Mussina (85.6 WAR) isn’t yet eligible for the Hall of Fame. His time comes next year, and he really deserves the call, but we’ll see. Guidry, with 50.6 WAR, fell off the ballot in 2002, after nine chances and never more than 8.8 percent of the vote. He had a perfectly acceptable career, but spent his whole time with the Yankees, and without that I don’t think he even gets the attention that he did. And then there’s Morris, with 56.9 WAR and one legendary game comprising the majority of his resume.

But maybe 50 WAR was too high a standard. I looked down to 40, adding four more guys to the list — Dave Stieb, Jimmy Key, Brad Radke and Mark Gubicza. None of the four got even a second shot on the ballot. I don’t really think going further down the WAR list is going to give me anything more informative.

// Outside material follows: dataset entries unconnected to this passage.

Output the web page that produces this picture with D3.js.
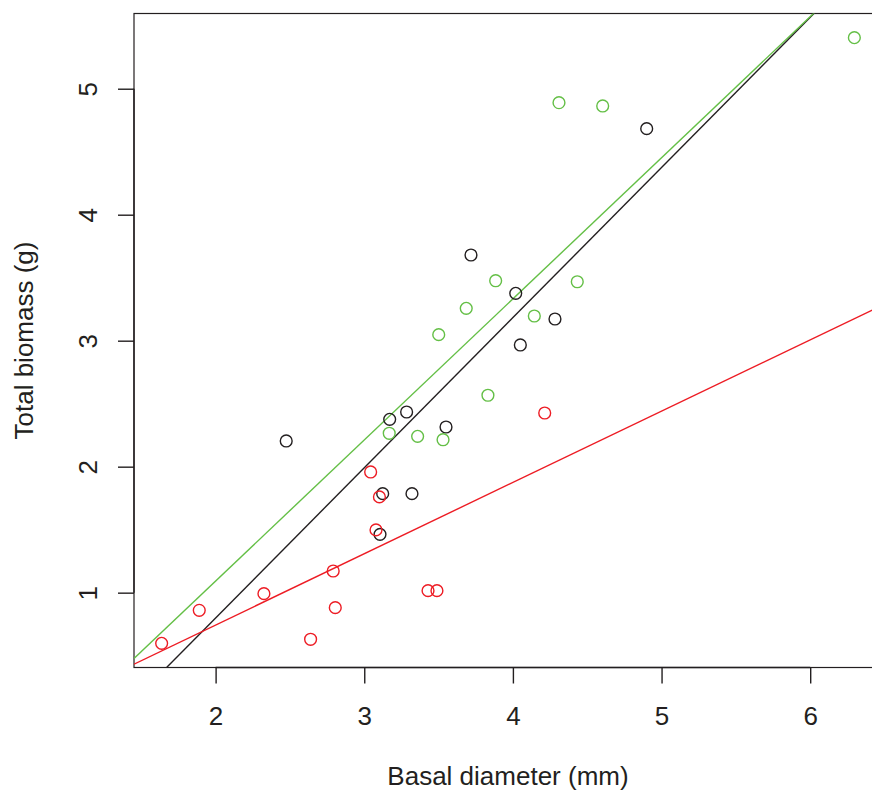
<!DOCTYPE html>
<html>
<head>
<meta charset="utf-8">
<script src="https://cdn.jsdelivr.net/npm/d3@7"></script>
<style>
  html, body { margin: 0; padding: 0; background: #ffffff; }
  svg { display: block; }
  text { font-family: "Liberation Sans", Arial, Helvetica, sans-serif; fill: #231f20; }
</style>
</head>
<body>
<svg id="chart" width="872" height="794"></svg>
<script>
// ---- data ----
const blackX = [2.475, 3.718, 4.900, 4.019, 4.050, 4.283, 3.171, 3.285, 3.550, 3.124, 3.321, 3.106];
const blackY = [2.204, 3.680, 4.683, 3.376, 2.966, 3.172, 2.376, 2.434, 2.315, 1.786, 1.786, 1.463];

const greenX = [4.310, 4.604, 6.297, 3.884, 4.433, 3.686, 3.501, 4.144, 3.832, 3.359, 3.530, 3.168];
const greenY = [4.889, 4.863, 5.405, 3.476, 3.468, 3.257, 3.048, 3.196, 2.567, 2.241, 2.214, 2.265];

const redX = [1.637, 1.890, 2.325, 2.639, 2.791, 2.805, 3.079, 3.102, 3.043, 3.429, 3.489, 4.214];
const redY = [0.598, 0.860, 0.992, 0.630, 1.172, 0.881, 1.498, 1.760, 1.958, 1.016, 1.016, 2.426];

// fitted lines: intercept, slope
const lineNames = ["black", "green", "red"];
const lineIntercepts = [-1.585, -1.148, -0.389];
const lineSlopes = [1.192, 1.120, 0.566];

const xTicks = [2, 3, 4, 5, 6];
const yTicks = [1, 2, 3, 4, 5];
const xLabel = "Basal diameter (mm)";
const yLabel = "Total biomass (g)";

(function () {
// ---- styling ----
const colors = { black: "#231f20", green: "#64bf46", red: "#ed1c24" };
const axisColor = "#231f20";
const fontSize = 26;

const svg = d3.select("#chart");
const pL = 134, pR = 882, pT = 13.5, pB = 667.5;

const x = d3.scaleLinear().domain([1.451, 6.483]).range([pL, pR]);
const y = d3.scaleLinear().domain([0.406, 5.597]).range([pB, pT]);

// clip for plot region
svg.append("defs").append("clipPath").attr("id", "plotclip")
  .append("rect").attr("x", pL).attr("y", pT)
  .attr("width", pR - pL).attr("height", pB - pT);

// box
svg.append("rect")
  .attr("x", pL).attr("y", pT)
  .attr("width", pR - pL).attr("height", pB - pT)
  .attr("fill", "none").attr("stroke", axisColor).attr("stroke-width", 1.2);

// x axis
const gx = svg.append("g")
  .attr("transform", `translate(0,${pB})`)
  .call(d3.axisBottom(x).tickValues(xTicks).tickSize(16).tickFormat(d3.format("d")));
gx.select(".domain").attr("d", `M${x(xTicks[0])},0H${x(xTicks[xTicks.length-1])}`)
  .attr("stroke", axisColor).attr("stroke-width", 1.4);
gx.selectAll(".tick line").attr("stroke", axisColor).attr("stroke-width", 1.4);
gx.selectAll(".tick text")
  .attr("y", 57).attr("dy", 0)
  .attr("font-size", fontSize)
  .style("font-family", "'Liberation Sans', Arial, sans-serif")
  .attr("fill", axisColor);

// y axis
const gy = svg.append("g")
  .attr("transform", `translate(${pL},0)`)
  .call(d3.axisLeft(y).tickValues(yTicks).tickSize(16).tickFormat(d3.format("d")));
gy.select(".domain").attr("d", `M0,${y(yTicks[0])}V${y(yTicks[yTicks.length-1])}`)
  .attr("stroke", axisColor).attr("stroke-width", 1.4);
gy.selectAll(".tick line").attr("stroke", axisColor).attr("stroke-width", 1.4);
gy.selectAll(".tick text")
  .attr("x", 0).attr("y", 0).attr("dy", 0)
  .attr("transform", "translate(-37,0) rotate(-90)")
  .attr("text-anchor", "middle")
  .attr("font-size", fontSize)
  .style("font-family", "'Liberation Sans', Arial, sans-serif")
  .attr("fill", axisColor);

// axis titles
svg.append("text")
  .attr("x", (pL + pR) / 2).attr("y", 785)
  .attr("text-anchor", "middle")
  .attr("font-size", fontSize)
  .text(xLabel);

svg.append("text")
  .attr("transform", `translate(33,${(pT + pB) / 2}) rotate(-90)`)
  .attr("text-anchor", "middle")
  .attr("font-size", fontSize)
  .text(yLabel);

// regression lines
const plot = svg.append("g").attr("clip-path", "url(#plotclip)");
const [d0, d1] = x.domain();
lineNames.forEach((name, i) => {
  const a = lineIntercepts[i], b = lineSlopes[i];
  plot.append("line")
    .attr("x1", x(d0)).attr("y1", y(a + b * d0))
    .attr("x2", x(d1)).attr("y2", y(a + b * d1))
    .attr("stroke", colors[name]).attr("stroke-width", 1.4);
});

// points
const series = [
  { name: "black", xs: blackX, ys: blackY },
  { name: "green", xs: greenX, ys: greenY },
  { name: "red", xs: redX, ys: redY }
];
series.forEach(s => {
  plot.append("g").selectAll("circle")
    .data(s.xs.map((v, i) => [v, s.ys[i]]))
    .join("circle")
    .attr("cx", d => x(d[0]))
    .attr("cy", d => y(d[1]))
    .attr("r", 5.9)
    .attr("fill", "none")
    .attr("stroke", colors[s.name])
    .attr("stroke-width", 1.4);
});
})();
</script>
</body>
</html>
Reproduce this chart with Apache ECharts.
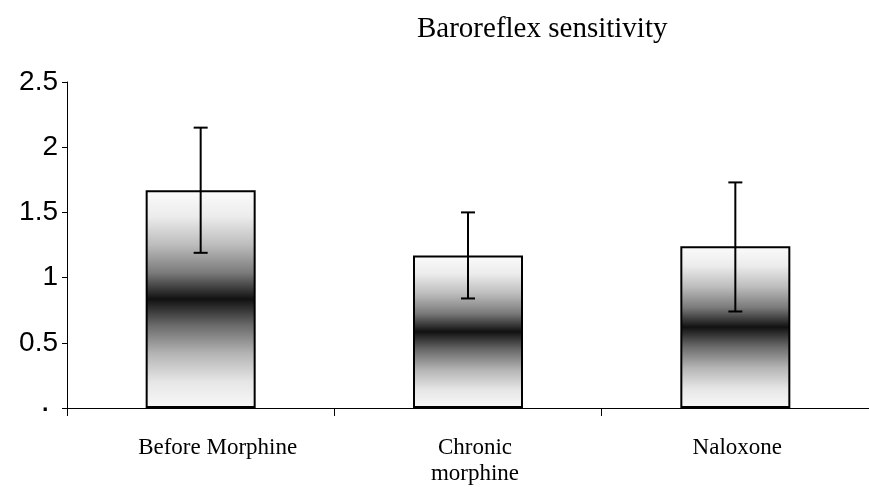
<!DOCTYPE html>
<html>
<head>
<meta charset="utf-8">
<script src="https://cdn.jsdelivr.net/npm/echarts@6/dist/echarts.min.js"></script>
<style>html,body{margin:0;padding:0;background:#fff;}#c{width:869px;height:487px;}</style>
</head>
<body>
<div id="c"></div>
<script>
const titleText = 'Baroreflex sensitivity';
const categories = ['Before Morphine', 'Chronic\nmorphine', 'Naloxone'];
const means = [1.67, 1.17, 1.24];
const errLow = [1.19, 0.84, 0.74];
const errHigh = [2.15, 1.50, 1.73];
const yTicks = [0, 0.5, 1, 1.5, 2, 2.5];

const chart = echarts.init(document.getElementById('c'));
const barGradient = new echarts.graphic.LinearGradient(0, 0, 0, 1, [
  {offset: 0, color: '#fbfbfb'},
  {offset: 0.12, color: '#ececec'},
  {offset: 0.25, color: '#bdbdbd'},
  {offset: 0.38, color: '#7a7a7a'},
  {offset: 0.5, color: '#111111'},
  {offset: 0.62, color: '#6a6a6a'},
  {offset: 0.75, color: '#b4b4b4'},
  {offset: 0.88, color: '#e6e6e6'},
  {offset: 1, color: '#f8f8f8'}
]);
const labelFont = {fontFamily: 'Liberation Serif', fontSize: 23, lineHeight: 26, color: '#000'};
const labelRich = {
  l0: Object.assign({padding: [0, 0, 0, 34]}, labelFont),
  l1: Object.assign({padding: [0, 0, 0, 14]}, labelFont),
  l2: Object.assign({padding: [0, 0, 0, 4]}, labelFont)
};
chart.setOption({
  animation: false,
  backgroundColor: '#fff',
  title: {
    text: titleText,
    left: 412, top: 10,
    textStyle: {fontFamily: 'Liberation Serif', fontSize: 29, fontWeight: 'normal', color: '#000'}
  },
  grid: {left: 67, right: -8, top: 82, bottom: 77, containLabel: false},
  xAxis: {
    type: 'category',
    data: categories,
    axisLine: {lineStyle: {color: '#000', width: 1}},
    axisTick: {show: true, length: 8, lineStyle: {color: '#000'}},
    axisLabel: Object.assign({
      interval: 0, margin: 27,
      formatter: function (v, i) {
        return v.split('\n').map(function (s) { return '{l' + i + '|' + s + '}'; }).join('\n');
      },
      rich: labelRich
    }, labelFont)
  },
  yAxis: {
    type: 'value',
    min: yTicks[0], max: yTicks[yTicks.length - 1], interval: 0.5,
    splitLine: {show: false},
    axisLine: {show: true, lineStyle: {color: '#000', width: 1}},
    axisTick: {show: true, length: 5, lineStyle: {color: '#000'}},
    axisLabel: {
      margin: 9,
      fontFamily: 'Liberation Sans', fontSize: 28, color: '#000',
      formatter: function (v) { return v === 0 ? '{dot|.}' : String(v); },
      rich: {dot: {fontFamily: 'Liberation Sans', fontSize: 34, color: '#000', padding: [0, 8, 12, 0]}}
    }
  },
  series: [
    {
      type: 'bar',
      data: means,
      barWidth: 110,
      itemStyle: {color: barGradient, borderColor: '#000', borderWidth: 2}
    },
    {
      type: 'custom',
      data: categories.map((c, i) => [i, errLow[i], errHigh[i]]),
      z: 5,
      renderItem: function (params, api) {
        const lo = api.coord([api.value(0), api.value(1)]);
        const hi = api.coord([api.value(0), api.value(2)]);
        const hw = 7;
        const st = {stroke: '#000', lineWidth: 2};
        return {
          type: 'group',
          children: [
            {type: 'line', shape: {x1: hi[0], y1: hi[1], x2: lo[0], y2: lo[1]}, style: st},
            {type: 'line', shape: {x1: hi[0] - hw, y1: hi[1], x2: hi[0] + hw, y2: hi[1]}, style: st},
            {type: 'line', shape: {x1: lo[0] - hw, y1: lo[1], x2: lo[0] + hw, y2: lo[1]}, style: st}
          ]
        };
      }
    }
  ]
});
</script>
</body>
</html>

In short, Wuhl’s qualifications for Morris are absurd. There’s probably a good argument to be made for Morris, as there is for all sorts of good-not-great players. I can, if pressed, give you a really good argument for Will Clark, for Steve Garvey. Heck, for Dave Stieb. While I don’t consider Jack Morris a Hall of Fame-caliber player, I fully recognize that you could defend his candidacy, so long as you don’t mind reaching pretty freaking far.

That’s why inventing asinine argument like Wuhl’s is counterproductive. (Moving past baseball now! Woooo!) When you have a point to make, you should be able to form a strong argument for your point. Resorting to contorting facts or creating easily disprovable points in support of your side does more to negate your point than it does to defend it.

Put it this way — if you have to make up standards or rules to make your point, that’s a sign you don’t have legitimate defenses. And if you don’t have legitimate defenses, why are you on the side you are on? If you can’t argue it, why believe it?

I like Robert Wuhl. He’s funny, he likes baseball. Good stuff. But I’ll never hire him as my lawyer. You have to be able to argue well to be my lawyer. Sorry Arli$$.